We begin with teenaged Kendrick Lamar (on “Sherane A.K.A. Master Splinter’s Daughter”) macking on a girl, striking up a relationship, and heading over to her house, only to be interrupted by his moms who needs the car, and dad who, well, since mom is leaving him a message anyway, is going to jump on the chance to ask where the hell Kendrick put his damn dominoes. The rap captures that frustrating feeling of being almost-free that’s central to being a teenager, and with the mom-and-dad skit, the sense that one’s parents are doing their best but acting like kids, especially when they yell at their kids. It’s an intro track as vivid as that busted-up and crinkled polaroid on the album’s cover.

From there, good kid unfurls, putting on for the city of Compton by rendering it with novelistic detail. At times, Kendrick, who has an immediately identifiable, chameleon-like ability to internalize others’ vocal tics—very Lil Wayne—literally giving voice to the characters in his city. “Backstreet Freestyle” finds Kendrick shifting his natural nerdy, wordy delivery into a sort of loony, wino ramble, wishing for his dick to get “as big as the Eiffel Tower.” He becomes, for a little bit there, the hood hedonist with nothing to lose.

“The Art of Peer Pressure” details Kendrick staging a break-in with his friends. Young Jeezy’s debut is their inspiration. The point here isn’t that hip-hop’s the cause of these actions, but that it invigorates them because it speaks to them. The hope hidden in there is that if Jeezy can move some kids to imagine themselves as budding crime lords, then hopefully Kendrick’s mindful raps can inspire, as well. He isn’t here to damn gangsta rap, but he doesn’t feel obligated to buy into all of its bullshit, either. He’s here to build something different with the same sounds, flows, and ideas. Kendrick’s an idealistic hip-hop pragmatist, using his forefathers’ tools to make his version of hip-hop.

He’s toying with expectations and sensitive-rapper roles, including the kind of maudlin J. Cole-isms that held back his last full-length release, Section.80. “Real” begins as another track full of smart-rapper condescension towards women, then spirals out to the clueless dude-bros trying to get with them, and then, to Kendrick himself. Guest verses from fellow Black Hippy member Jay Rock (“Money Trees”) and MC Eiht (“M.A.A.D City”) are the most rewarding guest spots on the album, standing in contrast to Kendrick’s endlessly knotty, idea-packed raps. They make the immediate appeal of the streets palpable.

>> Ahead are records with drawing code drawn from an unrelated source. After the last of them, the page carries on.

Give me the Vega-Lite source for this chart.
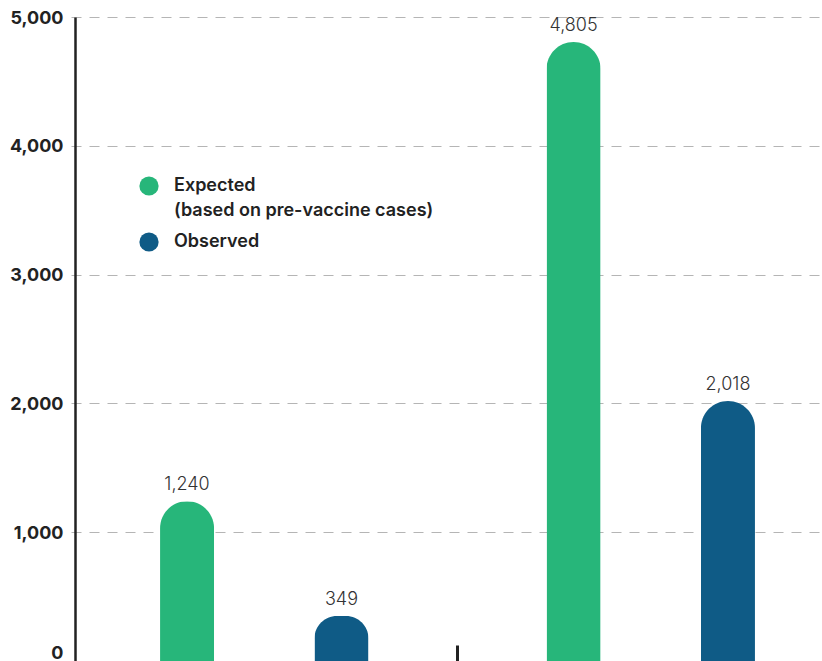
{
  "$schema": "https://vega.github.io/schema/vega-lite/v6.json",
  "autosize": {"type": "none"},
  "padding": {"left": 75, "top": 17, "right": 0, "bottom": 0},
  "width": 747,
  "height": 644,
  "background": "white",
  "config": {
    "view": {"stroke": null},
    "font": "Inter",
    "style": {"guide-label": {"lineHeight": 25}}
  },
  "data": {
    "values": [
      {"group": "A", "series": "Expected", "value": 1240},
      {"group": "A", "series": "Observed", "value": 349},
      {"group": "B", "series": "Expected", "value": 4805},
      {"group": "B", "series": "Observed", "value": 2018}
    ]
  },
  "encoding": {
    "x": {
      "field": "group",
      "type": "nominal",
      "scale": {"range": [-4, 769], "paddingInner": 0, "paddingOuter": 0},
      "axis": {
        "title": null,
        "labels": false,
        "values": ["B"],
        "bandPosition": 0,
        "tickExtra": false,
        "tickSize": -16,
        "tickWidth": 3,
        "tickColor": "#222222",
        "domainColor": "#eeeeee",
        "domainWidth": 1,
        "grid": false
      }
    },
    "xOffset": {
      "field": "series",
      "type": "nominal",
      "scale": {"paddingInner": 0.65, "paddingOuter": 0.5766}
    },
    "y": {
      "field": "value",
      "type": "quantitative",
      "scale": {"domain": [0, 5000], "nice": false},
      "axis": {
        "title": null,
        "values": [0, 1000, 2000, 3000, 4000, 5000],
        "format": ",d",
        "labelFont": "Inter",
        "labelFontSize": 18,
        "labelFontWeight": "bold",
        "labelColor": "#222222",
        "labelPadding": 12,
        "labelOffset": 1,
        "labelBaseline": {"condition": {"test": "datum.value == 0", "value": "bottom"}, "value": "middle"},
        "ticks": false,
        "domainColor": "#222222",
        "domainWidth": 2.5,
        "gridColor": "#b5b5b5",
        "gridDash": [10, 8],
        "gridWidth": 1
      }
    }
  },
  "layer": [
    {
      "mark": {"type": "bar", "cornerRadiusTopLeft": 27, "cornerRadiusTopRight": 27},
      "encoding": {
        "color": {
          "field": "series",
          "type": "nominal",
          "scale": {"domain": ["Expected", "Observed"], "range": ["#27b67a", "#0f5b86"]},
          "legend": {
            "title": null,
            "orient": "none",
            "legendX": 64,
            "legendY": 159,
            "padding": 0,
            "symbolType": "circle",
            "symbolSize": 370,
            "symbolStrokeWidth": 0,
            "labelFont": "Inter",
            "labelFontSize": 18,
            "labelFontWeight": 600,
            "labelColor": "#222222",
            "labelOffset": 15,
            "labelLimit": 500,
            "labelBaseline": "middle",
            "rowPadding": 12,
            "labelExpr": "datum.label == 'Expected' ? ['Expected', '(based on pre-vaccine cases)'] : datum.label"
          }
        }
      }
    },
    {
      "mark": {"type": "text", "baseline": "alphabetic", "dy": -11, "font": "Inter", "fontSize": 18, "fontWeight": 300, "color": "#333333"},
      "encoding": {
        "text": {"field": "value", "type": "quantitative", "format": ","}
      }
    }
  ]
}
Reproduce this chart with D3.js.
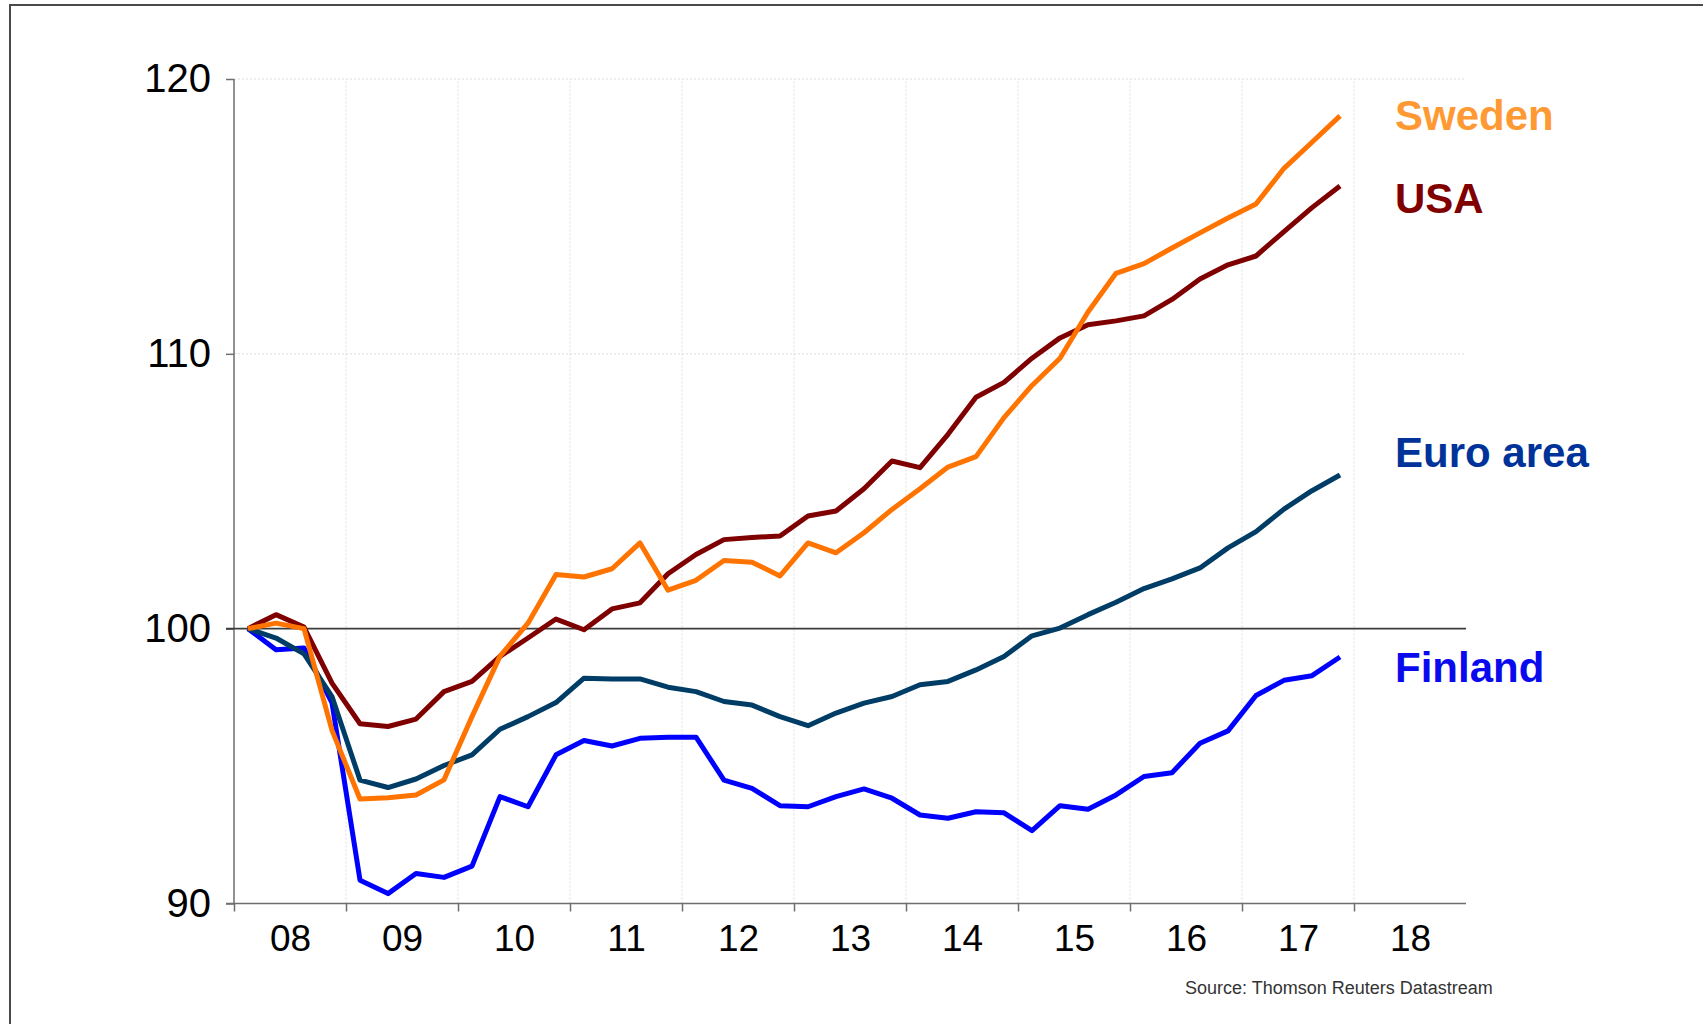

Listening to good kid, m.A.A.d. city today, I’m not reminded of very many rap albums. I’m most reminded of the 1977 movie Killer of Sheep, a Watts-made realist drama that sensitively portrays the black working class of Los Angeles. Like Kendrick’s raps, which introduce listeners to a group of flawed but never evil characters — even a resident who Kendrick believes murdered someone isn’t judged — Killer Of Sheep director Charles Burnett’s wandering series of vignettes oscillate between pleasure and pain, but never condescend. Scenes of a young girl singing along to an Earth Wind & Fire record share space with an extended Laurel & Hardy-ish routine where a few residents buy a car engine from a pimp and then break it, trying to load the thing into their truck. good kid‘s cover even looks like a scene straight out of Killer Of Sheep.

When good kid‘s final track, “Compton,” whirls into gear, it’s the big-budget movie God’s-eye-view helicopter shot that brings all these characters together. From good-kid Kendrick trying to do right, to his break-in-happy buddies, to teenage-love Sherane, to nutty, though well-intentioned mom and dad, to wizened, dope-dealing pals like Jay Rock. They’re all in Compton. This Just Blaze track is the moment when the blurry little Polaroid goes wide-screen and high definition. It’s the album’s big bold star move, appropriately, saved for the end.